At the school they set aside an area for
a vegetable patch. Close by was a water tap. They created a drainage system so the water can flow to the vegetable patch. But the drainage wasn’t done properly and there were two puddles of water along the path giving water no chance of reaching the vegetable patch. I know it sounds petty here since I haven’t volunteered ‘yet’. But wouldn’t it be better to employ a local and teach him/her how to be a handy person, another for the plumbing and what that person can do is pass that trade down the family over the generations? I suppose easier said than done.

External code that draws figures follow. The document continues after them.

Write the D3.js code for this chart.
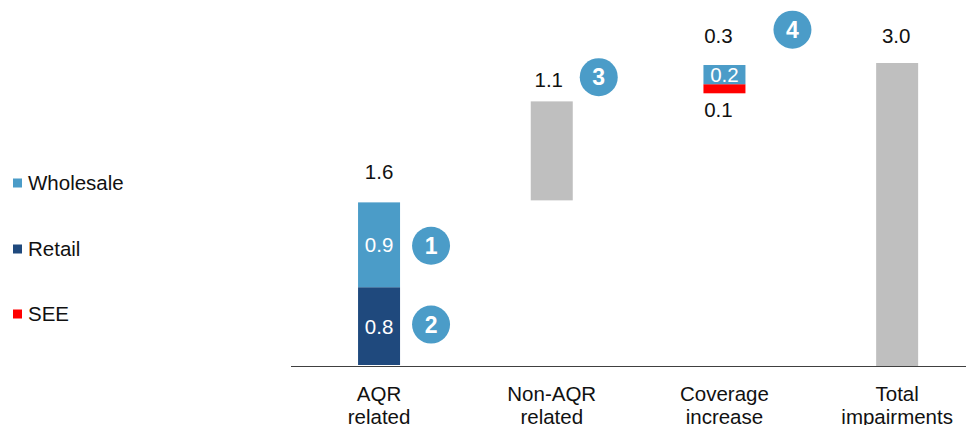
<!DOCTYPE html>
<html><head><meta charset="utf-8">
<script src="https://cdn.jsdelivr.net/npm/d3@7"></script>
<style>body{margin:0;background:#fff;}svg{display:block;font-family:"Liberation Sans",Arial,sans-serif;}</style>
</head><body><svg id="c" width="966" height="425"></svg>
<script>
const categories = ["AQR related", "Non-AQR related", "Coverage increase", "Total impairments"];
const categoryLines = [["AQR","related"],["Non-AQR","related"],["Coverage","increase"],["Total","impairments"]];
const seriesNames = ["Wholesale", "Retail", "SEE"];
const seriesColors = {"Wholesale":"#4b9cc8","Retail":"#1f497d","SEE":"#ff0000","Other":"#bfbfbf"};
// waterfall segments (bar heights)
const segCategory = ["AQR related","AQR related","Non-AQR related","Coverage increase","Coverage increase","Total impairments"];
const segSeries   = ["Retail","Wholesale","Other","SEE","Wholesale","Other"];
const segBase     = [0, 0.78, 1.64, 2.70, 2.79, 0];
const segValue    = [0.78, 0.84, 0.98, 0.09, 0.19, 3.0];
const segLabel    = ["0.8","0.9","","","0.2",""];
// labels above/below bars
const topLabels = ["1.6","1.1","0.3","3.0"];
const topLabelValue = [1.62, 2.62, 2.98, 3.0];
const seeLabel = "0.1";
// numbered badges: category, value position
const badgeNums = ["1","2","3","4"];
const badgeCat  = ["AQR related","AQR related","Non-AQR related","Coverage increase"];
const badgeVal  = [1.19, 0.41, 2.86, 3.33];

const FS = 20.5;
const svg = d3.select("#c");
const x = d3.scaleBand().domain(categories).range([292.7, 983.5]);
const y = d3.scaleLinear().domain([0, 3]).range([366, 63]);
const bw = 42;
const cx = c => x(c) + x.bandwidth()/2;

// bars
segValue.forEach((v,i)=>{
  const c = segCategory[i];
  svg.append("rect")
    .attr("x", cx(c)-bw/2).attr("width", bw)
    .attr("y", y(segBase[i]+v)).attr("height", y(segBase[i]) - y(segBase[i]+v) - (i===0?1:0))
    .attr("fill", seriesColors[segSeries[i]]);
  if (segLabel[i]) {
    svg.append("text").attr("x", cx(c)).attr("y", y(segBase[i]+v/2)).attr("dy","0.35em")
      .attr("text-anchor","middle").attr("fill","#fff").attr("font-size",FS).text(segLabel[i]);
  }
});

// axis
svg.append("line").attr("x1",291).attr("x2",966).attr("y1",366.5).attr("y2",366.5)
  .attr("stroke","#404040").attr("stroke-width",1.2);
const ax = svg.append("g");
categories.forEach((c,i)=>{
  const t = ax.append("text").attr("x", cx(c)).attr("text-anchor","middle").attr("font-size",FS).attr("fill","#111");
  categoryLines[i].forEach((l,j)=> t.append("tspan").attr("x", cx(c)).attr("y", 401 + j*23).text(l));
});

// top labels
const topOffsets = [-31, -22, -29, -27];
const topDx = [0, -3, -6, -1];
topLabels.forEach((l,i)=>{
  svg.append("text").attr("x", cx(categories[i]) + topDx[i]).attr("y", y(topLabelValue[i]) + topOffsets[i])
    .attr("dy","0.35em").attr("text-anchor","middle").attr("font-size",FS).attr("fill","#111").text(l);
});
svg.append("text").attr("x", cx("Coverage increase")-6).attr("y", y(2.70)+17).attr("dy","0.35em")
  .attr("text-anchor","middle").attr("font-size",FS).attr("fill","#111").text(seeLabel);

// badges
const badgeDx = [52, 52, 47, 68];
badgeNums.forEach((n,i)=>{
  const bx = cx(badgeCat[i]) + badgeDx[i], by = y(badgeVal[i]);
  svg.append("circle").attr("cx",bx).attr("cy",by).attr("r",19).attr("fill","#4b9cc8");
  svg.append("text").attr("x",bx).attr("y",by).attr("dy","0.36em").attr("text-anchor","middle")
    .attr("font-size",23).attr("font-weight","bold").attr("fill","#fff").text(n);
});

// legend
const legY = [183, 249, 314];
seriesNames.forEach((s,i)=>{
  svg.append("rect").attr("x",13).attr("y",legY[i]-4.5).attr("width",9).attr("height",9).attr("fill",seriesColors[s]);
  svg.append("text").attr("x",28).attr("y",legY[i]).attr("dy","0.35em").attr("font-size",FS).attr("fill","#111").text(s);
});
</script></body></html>
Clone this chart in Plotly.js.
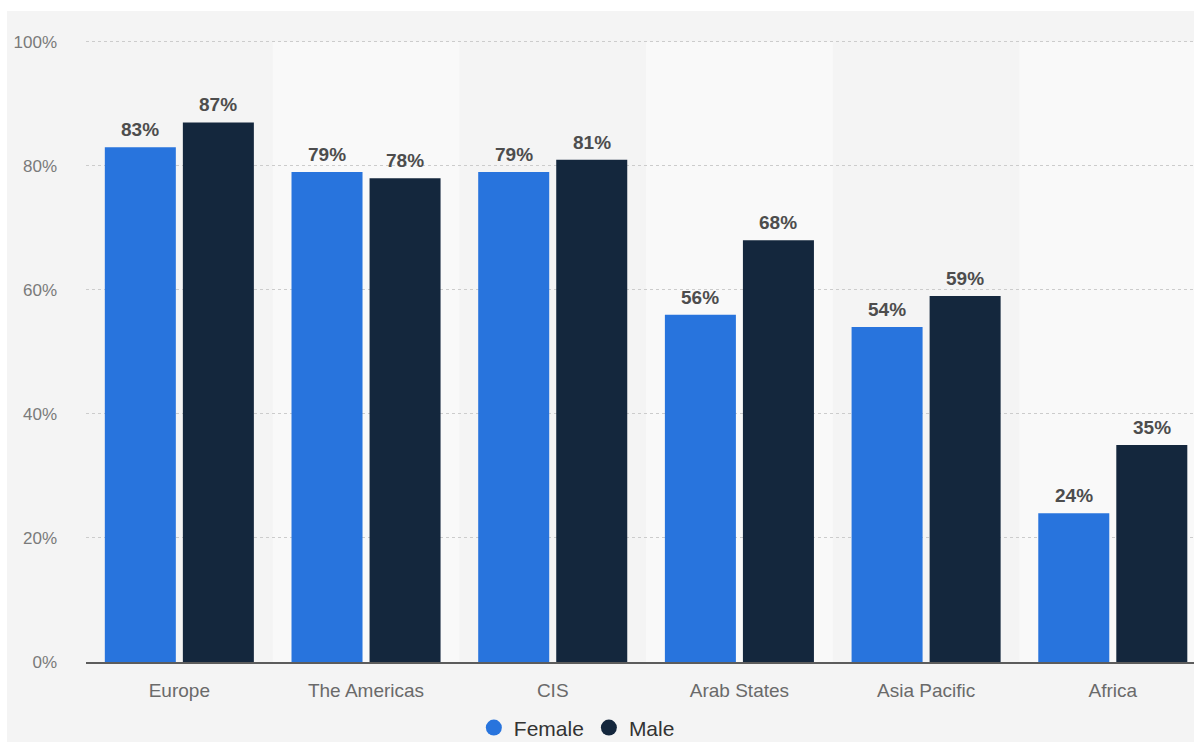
<!DOCTYPE html>
<html>
<head>
<meta charset="utf-8">
<script src="https://cdn.plot.ly/plotly-3.0.1.min.js"></script>
<style>
  html, body { margin: 0; padding: 0; background: #ffffff; width: 1194px; height: 742px; overflow: hidden; }
  #chart { position: absolute; left: 7px; top: 11px; width: 1187px; height: 731px; }
</style>
</head>
<body>
<div id="chart"></div>
<script>
const regions = ["Europe", "The Americas", "CIS", "Arab States", "Asia Pacific", "Africa"];
const female = [83, 79, 79, 56, 54, 24];
const male = [87, 78, 81, 68, 59, 35];
const yTickVals = [0, 20, 40, 60, 80, 100];
const yTickText = ["0%", "20%", "40%", "60%", "80%", "100%"];

const FEMALE_COLOR = "#2874dd";
const MALE_COLOR = "#14273d";
const FONT = "Liberation Sans, Arial, Helvetica, sans-serif";

const traces = [
  { type: "bar", name: "Female", x: regions, y: female, marker: { color: FEMALE_COLOR }, showlegend: false, hoverinfo: "skip" },
  { type: "bar", name: "Male", x: regions, y: male, marker: { color: MALE_COLOR }, showlegend: false, hoverinfo: "skip" },
  { type: "scatter", mode: "markers", name: "Female", x: [null], y: [null], marker: { color: FEMALE_COLOR, size: 22, symbol: "circle" }, hoverinfo: "skip" },
  { type: "scatter", mode: "markers", name: "Male", x: [null], y: [null], marker: { color: MALE_COLOR, size: 22, symbol: "circle" }, hoverinfo: "skip" }
];

const annotations = [];
regions.forEach((r, i) => {
  annotations.push({ x: r, y: female[i], xref: "x", yref: "y", text: female[i] + "%", showarrow: false,
    xanchor: "center", yanchor: "bottom", xshift: -39, yshift: 5,
    font: { family: FONT, size: 19, color: "#4d4d4d", weight: "bold" } });
  annotations.push({ x: r, y: male[i], xref: "x", yref: "y", text: male[i] + "%", showarrow: false,
    xanchor: "center", yanchor: "bottom", xshift: 39, yshift: 5,
    font: { family: FONT, size: 19, color: "#4d4d4d", weight: "bold" } });
});

const shapes = [];
regions.forEach((r, i) => {
  if (i % 2 === 1) {
    shapes.push({ type: "rect", xref: "x", yref: "y", x0: i - 0.5, x1: i + 0.5, y0: 0, y1: 100,
      fillcolor: "#f9f9f9", line: { width: 0 }, layer: "below" });
  }
});

const layout = {
  width: 1187,
  height: 731,
  paper_bgcolor: "#f4f4f4",
  plot_bgcolor: "#f4f4f4",
  margin: { l: 79, r: 0, t: 29, b: 80, autoexpand: false },
  barmode: "group",
  bargap: 0.164,
  bargroupgap: 0.09,
  font: { family: FONT },
  xaxis: {
    type: "category",
    range: [-0.5, 5.435],
    showgrid: false,
    showline: true,
    linecolor: "#5c5c5c",
    linewidth: 2,
    ticks: "",
    ticklabelstandoff: 10,
    tickfont: { family: FONT, size: 19, color: "#6a6a6a" },
    fixedrange: true
  },
  yaxis: {
    range: [0, 100.3],
    tickvals: yTickVals,
    ticktext: yTickText,
    showgrid: true,
    gridcolor: "#cccccc",
    gridwidth: 1,
    griddash: "dot",
    zeroline: false,
    showline: false,
    ticks: "",
    ticklabelstandoff: 28,
    tickfont: { family: FONT, size: 17, color: "#7a7a7a" },
    fixedrange: true
  },
  legend: {
    orientation: "h",
    x: 0.443,
    xanchor: "center",
    y: -0.073,
    yanchor: "top",
    bgcolor: "rgba(0,0,0,0)",
    font: { family: FONT, size: 21, color: "#333333" },
    itemsizing: "trace"
  },
  shapes: shapes,
  annotations: annotations,
  showlegend: true
};

Plotly.newPlot("chart", traces, layout, { displayModeBar: false, staticPlot: true });
</script>
</body>
</html>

I’ve got off on tangent there! Sorry. Just been bugging me for 3 months or more. So Nairobi, nice enough for a day or two. If you’ve got a few days to spare than Lake Naivasha is nice too. The City Market in Nairobi has some nice bookmarks of the safari animals. I liked the old lady bartering with me so I added a bowl that will be useless to me forever.
She wanted me to pay 300, I 250 (60c difference) She says “You are a strong man you can pay 300.” I reply,
“Yes I am a strong man! That is why I stick to my word. 250 and we have a deal. I actually don’t want this I am only buying it because you are a nice happy person. Look at that smile on your face. I think you are happy with 250.” We shake hands and agree on 250.